STAPO: New Method Addresses Training Instability in Reinforcement Learning for Large Language Models

According to arxiv.org, researchers have introduced STAPO (Stabilizing Reinforcement Learning for LLMs by Silencing Rare Spurious Tokens), a new approach to address training instability in reinforcement learning fine-tuning of large language models. The research, authored by Shiqi Liu and colleagues, identifies a critical problem: existing RL methods for improving LLM reasoning often suffer from “late-stage performance collapse,” leading to degraded reasoning quality and unstable training.

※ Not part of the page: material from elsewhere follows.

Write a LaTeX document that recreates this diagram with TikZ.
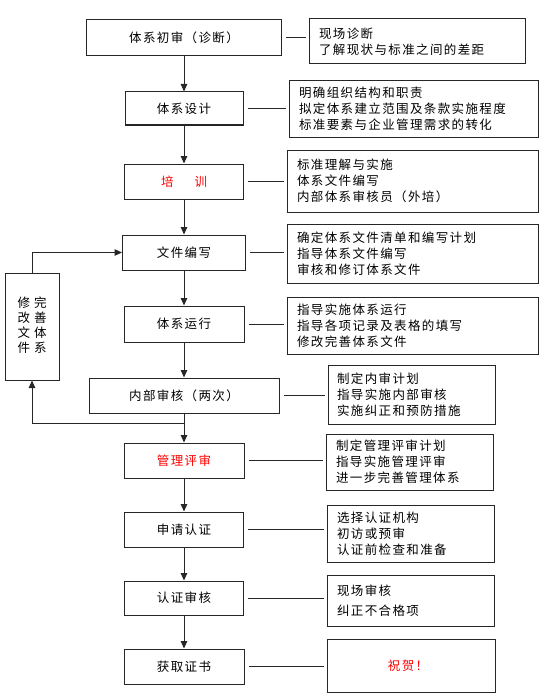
\documentclass[tikz,border=0pt]{standalone}
\usepackage{fontspec}
\newfontfamily\cjk{Noto Sans CJK SC}[LetterSpace=11]
\usetikzlibrary{arrows.meta}
\definecolor{ln}{HTML}{262626}
\definecolor{hot}{HTML}{FF0000}
\tikzset{
  mbox/.style={draw=ln, line width=1pt, rectangle, inner sep=0pt, align=center,
    font={\cjk\fontsize{12.5}{16}\selectfont}},
  rbox/.style={draw=ln, line width=1pt, rectangle, inner xsep=10pt, inner ysep=0pt, align=left,
    font={\cjk\fontsize{12.5}{16}\selectfont}},
  arr/.style={draw=ln, line width=1pt, -{Triangle[width=6.5pt,length=7.5pt]}},
  conn/.style={draw=ln, line width=1pt, shorten >=3pt, shorten <=4pt},
}
\begin{document}
\begin{tikzpicture}[x=1pt,y=-1pt]
\useasboundingbox (0,0) rectangle (544,698);
% main column
\node[mbox, minimum width=195pt, minimum height=36pt] (b1) at (184,38) {体系初审（诊断）};
\node[mbox, minimum width=118pt, minimum height=33pt] (b2) at (184,108.5) {体系设计};
\node[mbox, minimum width=119pt, minimum height=35pt, text=hot] (b3) at (184,181.5) {培\hspace{21pt}训};
\node[mbox, minimum width=123pt, minimum height=35pt] (b4) at (184,252.5) {文件编写};
\node[mbox, minimum width=120pt, minimum height=36pt] (b5) at (184,324) {体系运行};
\node[mbox, minimum width=190pt, minimum height=35pt] (b6) at (184,395.5) {内部审核（两次）};
\node[mbox, minimum width=120pt, minimum height=35pt, text=hot] (b7) at (184,460.5) {管理评审};
\node[mbox, minimum width=119pt, minimum height=35pt] (b8) at (184,529.5) {申请认证};
\node[mbox, minimum width=119pt, minimum height=34pt] (b9) at (184,598) {认证审核};
\node[mbox, minimum width=120pt, minimum height=35pt] (b10) at (184,666.5) {获取证书};
% right column
\node[rbox, minimum width=216pt, minimum height=45pt, text width=196pt] (r1) at (417,41.5) {现场诊断\\了解现状与标准之间的差距};
\node[rbox, minimum width=249pt, minimum height=56pt, text width=229pt] (r2) at (413.5,109) {明确组织结构和职责\\拟定体系建立范围及条款实施程度\\标准要素与企业管理需求的转化};
\node[rbox, minimum width=251pt, minimum height=62pt, text width=231pt] (r3) at (412.5,181) {标准理解与实施\\体系文件编写\\内部体系审核员（外培）};
\node[rbox, minimum width=251pt, minimum height=59pt, text width=231pt] (r4) at (412.5,253.5) {确定体系文件清单和编写计划\\指导体系文件编写\\审核和修订体系文件};
\node[rbox, minimum width=251pt, minimum height=57pt, text width=231pt] (r5) at (412.5,325.5) {指导实施体系运行\\指导各项记录及表格的填写\\修改完善体系文件};
\node[rbox, minimum width=167pt, minimum height=59pt, text width=149pt, inner xsep=9pt] (r6) at (411.5,394.5) {制定内审计划\\指导实施内部审核\\实施纠正和预防措施};
\node[rbox, minimum width=167pt, minimum height=56pt, text width=147pt] (r7) at (409.5,462) {制定管理评审计划\\指导实施管理评审\\进一步完善管理体系};
\node[rbox, minimum width=167pt, minimum height=57pt, text width=147pt] (r8) at (410.5,533.5) {选择认证机构\\初访或预审\\认证前检查和准备};
\node[rbox, minimum width=167pt, minimum height=51pt, text width=147pt, font={\cjk\fontsize{12.5}{20}\selectfont}] (r9) at (410.5,600.5) {现场审核\\纠正不合格项};
\node[mbox, minimum width=168pt, minimum height=53pt, text=hot] (r10) at (411,665.5) {\hspace{-6pt}祝贺！};
% side box
\node[mbox, minimum width=54pt, minimum height=107pt, font={\cjk\fontsize{12.5}{15}\selectfont}] (s) at (32,326.5)
  {\begin{tabular}{@{}c@{\hspace{4pt}}c@{}}修&完\\改&善\\文&体\\件&系\end{tabular}};
% main arrows
\draw[arr] (b1) -- (b2);
\draw[arr] (b2) -- (b3);
\draw[arr] (b3) -- (b4);
\draw[arr] (b4) -- (b5);
\draw[arr] (b5) -- (b6);
\draw[arr] (b6) -- (b7);
\draw[arr] (b7) -- (b8);
\draw[arr] (b8) -- (b9);
\draw[arr] (b9) -- (b10);
% connectors
\foreach \i in {1,...,10} {\draw[conn] (b\i.east) -- (b\i.east -| r\i.west);}
% feedback
\coordinate (fb) at (184,423);
\draw[arr] (fb) -- (fb -| s.south) -- (s.south);
\draw[arr] (s.north) |- (b4.west);
\end{tikzpicture}
\end{document}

The team identified a key factor behind this instability: a small fraction of tokens, termed “spurious tokens” (around 0.01%), which contribute little to reasoning outcomes but receive disproportionately amplified gradient updates due to inheriting the full sequence-level reward. According to arxiv.org, the researchers present “a unified framework for evaluating token-level optimization impacts across spurious risk, gradient norms, and entropy changes.”

This work addresses broader challenges in applying reinforcement learning to language models. According to separate research on arxiv.org, RL for multi-step reasoning with LLMs typically relies on sparse terminal rewards, creating a “poorly conditioned credit-assignment problem” where final feedback is propagated uniformly across all intermediate decisions, leading to high gradient variance and unstable training.

The STAPO paper was published on May 26, 2026, on arxiv.org.